The researchers then expanded their analysis to include Strand-seq data for 183 cells from NA12878, uncovering almost 2.2 million SNPs — nearly three-quarters of those previously identified in the HapMap reference genome. Of those, about 1.3 million SNPs apiece fell within a consensus haplotype produced with StrandPhase.
More than 99 percent of the phased single nucleotide variants assembled in these haplotypes matched with those reported previously, the team noted, though the analysis also unearthed examples of haplotype switches suspected of stemming from homozygous inversions.
The remaining variants in the StandPhase-based NA12878 haplotype, almost 24,000, diverged from the HapMap reference. More than half the time, these mismatched variants turned up in multiple single cells, prompting the researchers to suggest that at least some of the haplotype discordance was due to polymorphic inversions, mutations, or errors in the reference.

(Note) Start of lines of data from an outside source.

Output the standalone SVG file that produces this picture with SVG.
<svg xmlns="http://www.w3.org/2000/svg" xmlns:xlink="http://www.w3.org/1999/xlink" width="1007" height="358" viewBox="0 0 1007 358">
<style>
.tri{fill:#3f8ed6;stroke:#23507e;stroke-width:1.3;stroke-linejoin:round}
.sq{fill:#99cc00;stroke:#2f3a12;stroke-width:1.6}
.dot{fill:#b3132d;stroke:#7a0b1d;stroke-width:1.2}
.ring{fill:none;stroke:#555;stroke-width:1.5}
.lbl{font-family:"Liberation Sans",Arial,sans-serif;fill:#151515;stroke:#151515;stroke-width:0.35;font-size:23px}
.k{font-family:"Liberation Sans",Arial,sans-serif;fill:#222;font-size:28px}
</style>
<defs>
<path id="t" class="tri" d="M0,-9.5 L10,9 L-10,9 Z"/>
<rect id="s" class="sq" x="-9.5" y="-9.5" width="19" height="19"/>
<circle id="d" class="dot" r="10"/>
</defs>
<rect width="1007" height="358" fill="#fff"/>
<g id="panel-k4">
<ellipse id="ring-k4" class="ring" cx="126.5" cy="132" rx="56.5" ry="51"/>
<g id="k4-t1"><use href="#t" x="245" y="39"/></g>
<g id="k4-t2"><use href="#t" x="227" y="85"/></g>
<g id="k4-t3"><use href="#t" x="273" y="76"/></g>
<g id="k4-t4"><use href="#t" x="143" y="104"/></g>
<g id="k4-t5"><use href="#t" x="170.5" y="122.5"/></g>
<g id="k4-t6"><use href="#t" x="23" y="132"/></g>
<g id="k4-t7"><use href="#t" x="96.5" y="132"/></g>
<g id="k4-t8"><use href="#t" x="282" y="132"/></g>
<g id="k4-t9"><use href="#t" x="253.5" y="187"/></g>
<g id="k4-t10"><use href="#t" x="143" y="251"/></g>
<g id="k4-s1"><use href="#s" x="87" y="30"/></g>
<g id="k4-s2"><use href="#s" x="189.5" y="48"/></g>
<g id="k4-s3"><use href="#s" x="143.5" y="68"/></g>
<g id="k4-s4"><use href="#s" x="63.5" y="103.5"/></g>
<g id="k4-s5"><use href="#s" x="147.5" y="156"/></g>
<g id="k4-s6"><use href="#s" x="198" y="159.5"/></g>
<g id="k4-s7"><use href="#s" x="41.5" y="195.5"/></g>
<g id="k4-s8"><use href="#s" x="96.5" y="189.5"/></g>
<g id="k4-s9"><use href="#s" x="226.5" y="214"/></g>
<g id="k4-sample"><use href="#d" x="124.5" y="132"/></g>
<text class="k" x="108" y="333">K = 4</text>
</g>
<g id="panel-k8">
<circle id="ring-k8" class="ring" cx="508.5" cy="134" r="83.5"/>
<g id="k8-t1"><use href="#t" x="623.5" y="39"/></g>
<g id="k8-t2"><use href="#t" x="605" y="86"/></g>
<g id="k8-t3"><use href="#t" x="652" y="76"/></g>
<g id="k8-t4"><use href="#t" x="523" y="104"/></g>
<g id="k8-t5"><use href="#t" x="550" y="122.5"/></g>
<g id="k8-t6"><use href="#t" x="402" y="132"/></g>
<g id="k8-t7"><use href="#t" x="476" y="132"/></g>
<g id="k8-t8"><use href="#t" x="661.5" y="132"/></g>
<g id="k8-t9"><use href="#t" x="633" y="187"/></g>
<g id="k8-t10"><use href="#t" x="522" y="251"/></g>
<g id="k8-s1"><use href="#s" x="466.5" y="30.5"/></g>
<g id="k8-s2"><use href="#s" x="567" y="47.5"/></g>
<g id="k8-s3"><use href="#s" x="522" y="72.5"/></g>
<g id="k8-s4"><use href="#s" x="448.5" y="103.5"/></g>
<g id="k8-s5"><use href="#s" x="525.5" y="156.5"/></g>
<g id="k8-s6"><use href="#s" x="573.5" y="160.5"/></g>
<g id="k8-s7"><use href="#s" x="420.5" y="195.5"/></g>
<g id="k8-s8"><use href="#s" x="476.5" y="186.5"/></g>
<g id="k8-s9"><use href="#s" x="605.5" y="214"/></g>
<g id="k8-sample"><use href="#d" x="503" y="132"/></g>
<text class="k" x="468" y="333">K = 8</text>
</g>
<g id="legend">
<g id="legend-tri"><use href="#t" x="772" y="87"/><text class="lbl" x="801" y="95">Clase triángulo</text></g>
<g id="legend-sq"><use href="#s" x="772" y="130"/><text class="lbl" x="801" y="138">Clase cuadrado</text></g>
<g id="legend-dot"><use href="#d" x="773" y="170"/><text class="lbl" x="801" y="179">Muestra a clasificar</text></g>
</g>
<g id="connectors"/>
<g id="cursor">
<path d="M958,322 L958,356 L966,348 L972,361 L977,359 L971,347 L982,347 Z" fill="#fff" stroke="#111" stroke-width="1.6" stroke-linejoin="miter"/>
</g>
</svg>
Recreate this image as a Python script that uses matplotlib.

Indeed, they found that their Strand-seq-based haplotypes were more than 99 percent concordant with phasing patterns present in long Pacific BioSciences RNA sequence reads generated previously for NA12878. And the StrandPhase approach uncovered 42 of 49 known de novo germline mutations in the HapMap individual.
"While our approach requires preparation of single-cell libraries," the authors wrote, "it circumvents the need for generational information and rapidly builds accurate whole chromosome haplotypes."

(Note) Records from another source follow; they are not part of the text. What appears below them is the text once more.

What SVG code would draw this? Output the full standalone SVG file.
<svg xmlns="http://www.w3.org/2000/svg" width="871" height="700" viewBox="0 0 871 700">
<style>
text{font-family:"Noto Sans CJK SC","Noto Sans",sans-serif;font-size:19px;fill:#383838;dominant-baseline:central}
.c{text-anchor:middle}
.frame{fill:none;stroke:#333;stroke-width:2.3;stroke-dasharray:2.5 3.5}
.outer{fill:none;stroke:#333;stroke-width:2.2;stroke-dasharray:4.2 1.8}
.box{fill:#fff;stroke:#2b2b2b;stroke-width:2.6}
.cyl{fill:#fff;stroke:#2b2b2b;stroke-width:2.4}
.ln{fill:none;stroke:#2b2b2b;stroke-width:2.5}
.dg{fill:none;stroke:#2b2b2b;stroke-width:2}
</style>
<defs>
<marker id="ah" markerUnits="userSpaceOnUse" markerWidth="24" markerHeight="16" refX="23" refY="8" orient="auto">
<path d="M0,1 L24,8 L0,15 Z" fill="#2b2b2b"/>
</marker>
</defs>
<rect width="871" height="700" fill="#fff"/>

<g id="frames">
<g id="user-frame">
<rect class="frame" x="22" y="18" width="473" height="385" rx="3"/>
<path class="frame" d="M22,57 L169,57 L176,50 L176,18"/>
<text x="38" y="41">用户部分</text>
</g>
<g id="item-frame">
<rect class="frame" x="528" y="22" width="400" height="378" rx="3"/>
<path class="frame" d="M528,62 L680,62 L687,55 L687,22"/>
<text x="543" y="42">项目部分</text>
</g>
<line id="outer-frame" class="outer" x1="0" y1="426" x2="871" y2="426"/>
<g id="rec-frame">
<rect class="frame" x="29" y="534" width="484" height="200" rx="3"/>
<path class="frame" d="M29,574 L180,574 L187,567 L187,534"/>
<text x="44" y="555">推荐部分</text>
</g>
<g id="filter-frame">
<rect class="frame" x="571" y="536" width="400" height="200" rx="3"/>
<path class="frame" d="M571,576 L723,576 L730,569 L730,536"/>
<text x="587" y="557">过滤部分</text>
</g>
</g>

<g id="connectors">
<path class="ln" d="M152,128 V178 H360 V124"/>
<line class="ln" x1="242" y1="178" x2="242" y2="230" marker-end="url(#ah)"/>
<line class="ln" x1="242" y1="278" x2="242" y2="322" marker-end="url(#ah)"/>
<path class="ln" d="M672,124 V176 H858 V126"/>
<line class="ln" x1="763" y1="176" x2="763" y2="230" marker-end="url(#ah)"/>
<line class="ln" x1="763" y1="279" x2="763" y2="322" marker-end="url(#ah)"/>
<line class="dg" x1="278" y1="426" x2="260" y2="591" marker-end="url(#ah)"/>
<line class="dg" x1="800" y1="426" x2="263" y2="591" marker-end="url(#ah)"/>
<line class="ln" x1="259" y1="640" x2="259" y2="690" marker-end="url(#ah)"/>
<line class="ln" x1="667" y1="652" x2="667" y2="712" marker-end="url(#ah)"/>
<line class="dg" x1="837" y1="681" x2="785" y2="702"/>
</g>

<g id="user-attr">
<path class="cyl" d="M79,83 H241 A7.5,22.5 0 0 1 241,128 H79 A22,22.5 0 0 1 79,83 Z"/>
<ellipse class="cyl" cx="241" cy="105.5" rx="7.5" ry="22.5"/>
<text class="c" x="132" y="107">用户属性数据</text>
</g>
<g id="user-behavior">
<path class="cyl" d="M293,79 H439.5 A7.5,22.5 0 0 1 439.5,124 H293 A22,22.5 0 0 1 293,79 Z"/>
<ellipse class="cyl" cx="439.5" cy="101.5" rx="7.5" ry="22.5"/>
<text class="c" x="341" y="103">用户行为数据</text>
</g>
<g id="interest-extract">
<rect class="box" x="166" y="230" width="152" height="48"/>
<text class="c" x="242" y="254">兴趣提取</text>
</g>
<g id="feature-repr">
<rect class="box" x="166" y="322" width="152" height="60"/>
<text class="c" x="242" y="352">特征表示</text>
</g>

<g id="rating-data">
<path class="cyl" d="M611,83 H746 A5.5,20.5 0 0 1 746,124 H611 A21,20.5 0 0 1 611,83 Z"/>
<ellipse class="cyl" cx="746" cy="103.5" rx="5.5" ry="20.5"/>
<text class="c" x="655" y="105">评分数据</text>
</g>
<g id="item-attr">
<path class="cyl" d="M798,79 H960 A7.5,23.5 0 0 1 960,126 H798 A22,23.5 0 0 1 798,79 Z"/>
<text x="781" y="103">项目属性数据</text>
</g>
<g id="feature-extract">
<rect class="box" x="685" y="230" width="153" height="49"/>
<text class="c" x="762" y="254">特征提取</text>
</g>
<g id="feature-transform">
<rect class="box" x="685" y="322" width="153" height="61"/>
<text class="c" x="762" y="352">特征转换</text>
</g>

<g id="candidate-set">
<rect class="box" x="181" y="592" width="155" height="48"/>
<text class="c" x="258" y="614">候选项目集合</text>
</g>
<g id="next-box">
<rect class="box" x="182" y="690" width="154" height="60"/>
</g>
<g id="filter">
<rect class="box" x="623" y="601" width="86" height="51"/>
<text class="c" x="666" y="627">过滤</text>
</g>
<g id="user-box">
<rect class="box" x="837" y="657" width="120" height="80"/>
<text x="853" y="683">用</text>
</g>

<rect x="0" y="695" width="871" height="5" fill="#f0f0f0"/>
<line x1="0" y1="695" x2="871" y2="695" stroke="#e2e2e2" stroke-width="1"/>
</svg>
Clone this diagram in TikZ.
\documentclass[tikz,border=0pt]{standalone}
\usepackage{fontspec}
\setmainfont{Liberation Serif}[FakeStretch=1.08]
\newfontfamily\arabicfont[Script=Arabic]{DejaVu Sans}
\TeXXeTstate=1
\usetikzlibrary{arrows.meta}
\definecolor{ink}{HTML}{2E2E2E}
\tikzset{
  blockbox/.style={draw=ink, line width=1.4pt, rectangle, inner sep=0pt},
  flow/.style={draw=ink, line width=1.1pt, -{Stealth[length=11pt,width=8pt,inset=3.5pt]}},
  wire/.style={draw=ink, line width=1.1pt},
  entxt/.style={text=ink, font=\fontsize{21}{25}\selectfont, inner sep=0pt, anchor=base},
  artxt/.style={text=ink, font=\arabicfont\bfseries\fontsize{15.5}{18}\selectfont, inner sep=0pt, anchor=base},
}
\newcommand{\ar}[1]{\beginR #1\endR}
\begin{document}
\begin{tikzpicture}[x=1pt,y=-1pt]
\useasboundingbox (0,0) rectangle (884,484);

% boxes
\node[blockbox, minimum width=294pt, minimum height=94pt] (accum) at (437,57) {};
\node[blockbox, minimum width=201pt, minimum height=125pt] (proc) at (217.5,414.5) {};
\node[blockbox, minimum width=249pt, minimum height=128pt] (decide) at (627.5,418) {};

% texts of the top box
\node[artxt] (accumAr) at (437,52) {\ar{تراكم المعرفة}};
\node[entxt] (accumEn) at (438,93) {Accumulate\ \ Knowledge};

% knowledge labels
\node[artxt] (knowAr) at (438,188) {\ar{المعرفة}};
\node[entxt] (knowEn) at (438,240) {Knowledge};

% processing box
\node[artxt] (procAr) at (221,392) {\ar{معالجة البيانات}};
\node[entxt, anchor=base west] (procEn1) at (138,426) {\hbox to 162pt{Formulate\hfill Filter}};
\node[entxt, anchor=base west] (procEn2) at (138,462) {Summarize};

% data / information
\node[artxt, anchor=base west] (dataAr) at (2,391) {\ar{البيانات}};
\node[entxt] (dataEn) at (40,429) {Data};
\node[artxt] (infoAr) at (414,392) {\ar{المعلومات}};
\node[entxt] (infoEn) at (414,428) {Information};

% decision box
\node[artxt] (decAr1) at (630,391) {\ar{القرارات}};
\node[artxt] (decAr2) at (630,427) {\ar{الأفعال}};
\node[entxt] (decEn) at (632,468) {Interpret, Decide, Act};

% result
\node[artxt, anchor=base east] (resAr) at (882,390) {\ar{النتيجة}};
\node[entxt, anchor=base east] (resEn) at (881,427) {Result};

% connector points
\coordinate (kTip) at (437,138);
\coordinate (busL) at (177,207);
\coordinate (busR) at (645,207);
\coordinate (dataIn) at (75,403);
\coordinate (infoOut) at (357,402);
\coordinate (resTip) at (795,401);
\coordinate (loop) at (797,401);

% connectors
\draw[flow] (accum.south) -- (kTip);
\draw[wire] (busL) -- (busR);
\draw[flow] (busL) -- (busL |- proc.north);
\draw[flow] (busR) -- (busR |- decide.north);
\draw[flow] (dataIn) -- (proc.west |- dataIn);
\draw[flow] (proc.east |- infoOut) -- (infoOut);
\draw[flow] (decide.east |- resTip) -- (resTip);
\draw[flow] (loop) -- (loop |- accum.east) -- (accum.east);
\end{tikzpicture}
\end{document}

A few other methods for parental sample-free haplotyping have been proposed, Lansdorp noted, including computational predictions based on SNP patterns, long-read sequencing, or strategies based on isolating and sequencing individual chromosomes.
Given repetitive regions and palindromic sequences in the human genome, though, it can still be tricky to phase long stretches of sequences, particularly using the shorter reads produced with affordable sequencing technologies such as Illumina, he explained, noting that "Strand-seq is probably going to be very useful in combination with those approaches."

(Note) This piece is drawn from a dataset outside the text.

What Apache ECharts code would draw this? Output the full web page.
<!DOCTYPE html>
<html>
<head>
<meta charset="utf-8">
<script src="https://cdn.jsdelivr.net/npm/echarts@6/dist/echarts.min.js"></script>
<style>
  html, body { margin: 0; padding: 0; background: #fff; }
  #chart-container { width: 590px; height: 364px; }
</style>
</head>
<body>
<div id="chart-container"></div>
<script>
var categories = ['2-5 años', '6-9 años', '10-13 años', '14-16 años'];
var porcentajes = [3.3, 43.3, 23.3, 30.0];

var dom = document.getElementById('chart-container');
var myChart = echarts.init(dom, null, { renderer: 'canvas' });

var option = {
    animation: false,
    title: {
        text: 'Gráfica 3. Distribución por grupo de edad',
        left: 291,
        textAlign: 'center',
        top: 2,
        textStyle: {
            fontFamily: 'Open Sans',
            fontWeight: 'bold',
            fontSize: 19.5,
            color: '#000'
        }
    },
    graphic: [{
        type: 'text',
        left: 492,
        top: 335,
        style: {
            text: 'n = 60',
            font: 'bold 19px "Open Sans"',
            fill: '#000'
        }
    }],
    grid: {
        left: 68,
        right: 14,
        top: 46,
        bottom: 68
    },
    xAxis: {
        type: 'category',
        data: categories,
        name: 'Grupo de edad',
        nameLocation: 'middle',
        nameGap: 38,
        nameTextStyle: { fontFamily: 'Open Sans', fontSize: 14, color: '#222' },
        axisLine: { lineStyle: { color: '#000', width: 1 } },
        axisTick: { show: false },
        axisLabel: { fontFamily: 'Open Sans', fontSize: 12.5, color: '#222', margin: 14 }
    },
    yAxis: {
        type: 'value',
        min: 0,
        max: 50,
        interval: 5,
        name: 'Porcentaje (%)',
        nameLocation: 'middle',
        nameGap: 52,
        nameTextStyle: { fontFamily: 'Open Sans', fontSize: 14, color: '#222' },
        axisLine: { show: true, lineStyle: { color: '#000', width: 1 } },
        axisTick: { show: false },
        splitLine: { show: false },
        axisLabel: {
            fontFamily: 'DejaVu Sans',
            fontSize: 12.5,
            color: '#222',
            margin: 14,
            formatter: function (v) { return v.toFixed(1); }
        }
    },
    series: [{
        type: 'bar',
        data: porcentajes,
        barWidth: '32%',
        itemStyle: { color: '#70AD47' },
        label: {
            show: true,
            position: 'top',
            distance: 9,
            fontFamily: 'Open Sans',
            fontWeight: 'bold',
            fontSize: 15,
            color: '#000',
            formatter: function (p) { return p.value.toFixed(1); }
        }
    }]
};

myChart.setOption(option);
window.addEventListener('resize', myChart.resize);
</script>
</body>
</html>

When the researchers expanded their haplotype analysis of NA12878 to include 233 Strand-seq cells from the individual's father and 267 from her mother, the were able to produce haplotypes for both parents that not only revealed the parent of origin for NA12878's heterozygous SNPs, but also provided a look at dozens of meiotic recombinations in the family.
The available Strand-seq data was used to phase just under 23 percent of small insertions and deletions in the trio, though the indels that were phased matched very closely with phasing patterns reported in the past. The method also showed promise for picking up larger structural variants, including inversions, as well as mosaic recombination events affecting some, but not all cells.
Based on their findings, Lansdorp and his colleagues called the method "a unique and powerful approach to completely phase individual genomes and map inheritance patterns in families, while preserving haplotype differences between single cells."
The team is continuing to explore strategies to improve the throughput and cost of Strand-seq in the hopes of making it more amenable to medical genetic and tumor biology applications in the clinic. At the moment, for example, the BrdU incorporation step typically requires a cell culture step prior to single cell isolation.
To ramp up the Strand-seq throughput, Lansdorp explained, the investigators are considering everything from chemistry tweaks to reactions done in droplets or other small volumes. They are also assessing the number of Strand-seq libraries that need to be sequenced, depending on the application and the availability of complementary sequence data.
"I imagine we'll probably end up [requiring] somewhere between 30 and 100 cells that are sequenced more shallow if all we want to do is break the gaps left by other sequencing technologies," Lansdorp said.
So far, the researchers have relied on Illumina instruments for their Strand-seq experiments, though the approach is expected to be compatible with other sequencing technologies.